Connon has a slightly different opinion on the shareholder advocacy strategy, claiming that fossil fuel company stockholders engaging in a positive action strategy constitutes greenwashing. “The fundamental business of the fossil fuel industry is to dig up and burn fossil fuels,” said Connon. That said, he added that shareholder engagement does have a role to play in convincing enabling sectors, such as finance and banking, to stop funding fossil fuel projects.

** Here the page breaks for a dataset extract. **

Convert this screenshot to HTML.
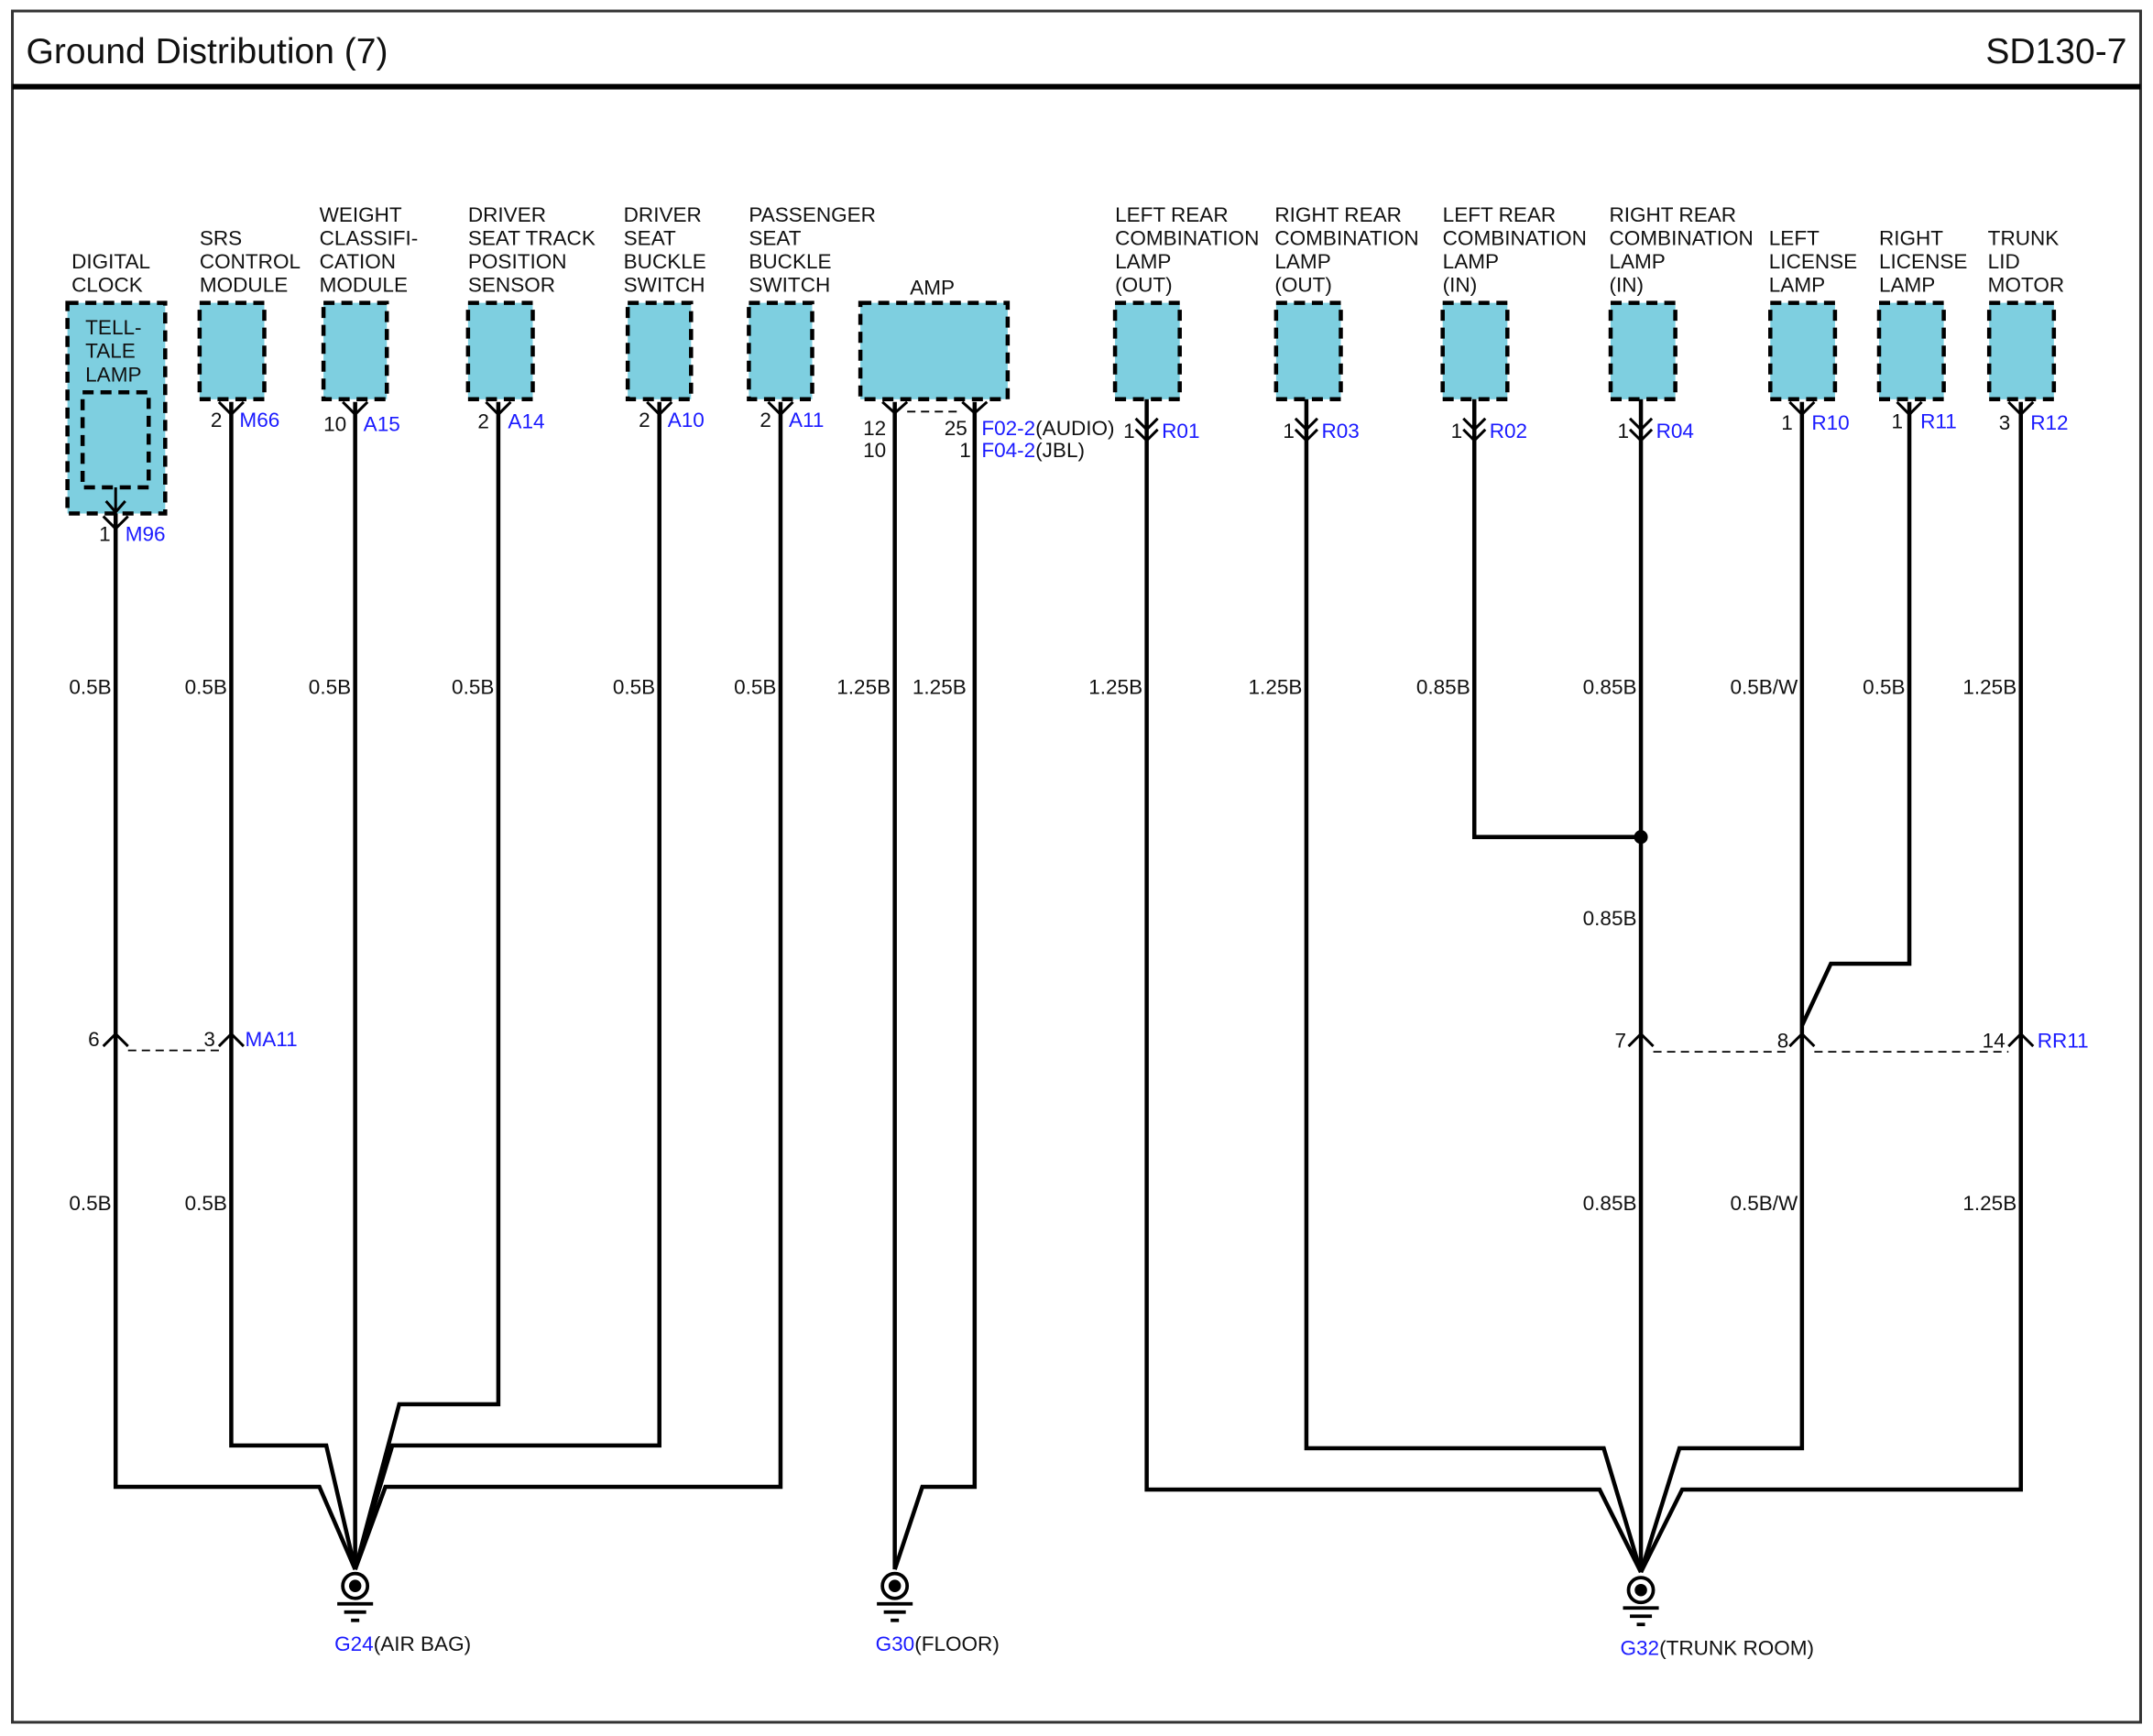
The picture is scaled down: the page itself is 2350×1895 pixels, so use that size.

While most of SCERS leadership opposes divestment, Councilmember Mosqueda, who chairs the city council’s Finance Committee and thus chairs the pension fund’s board, has tried to convince the rest of the board to commit to fossil fuel divestment. Over the past year, Mosqueda has invited pension fund managers from San Francisco, New York, Los Angeles and Philadelphia to present to the board on how their city’s pension funds have begun divesting from fossil fuels. Mosqueda emphasized that while divestment might seem drastic or radical, the process is actually long and nuanced. “If you look at any of these other cities, they haven't whole-cloth eliminated investments into entire sections overnight,” Mosqueda said. “It's a very iterative process.”

According to Mosqueda, the SCERS Board has been having “really good discussions” about the fossil fuel divestment. However, as of now, there is no timeline or even a commitment from SCERS that it will indeed divest.

As political interest in mitigating climate change grows and as fossil fuel companies become increasingly unprofitable, SCERS may be convinced to begin divesting from fossil fuels. But current SCERS leadership remains ardently opposed to divestment, even as its position becomes increasingly obsolete.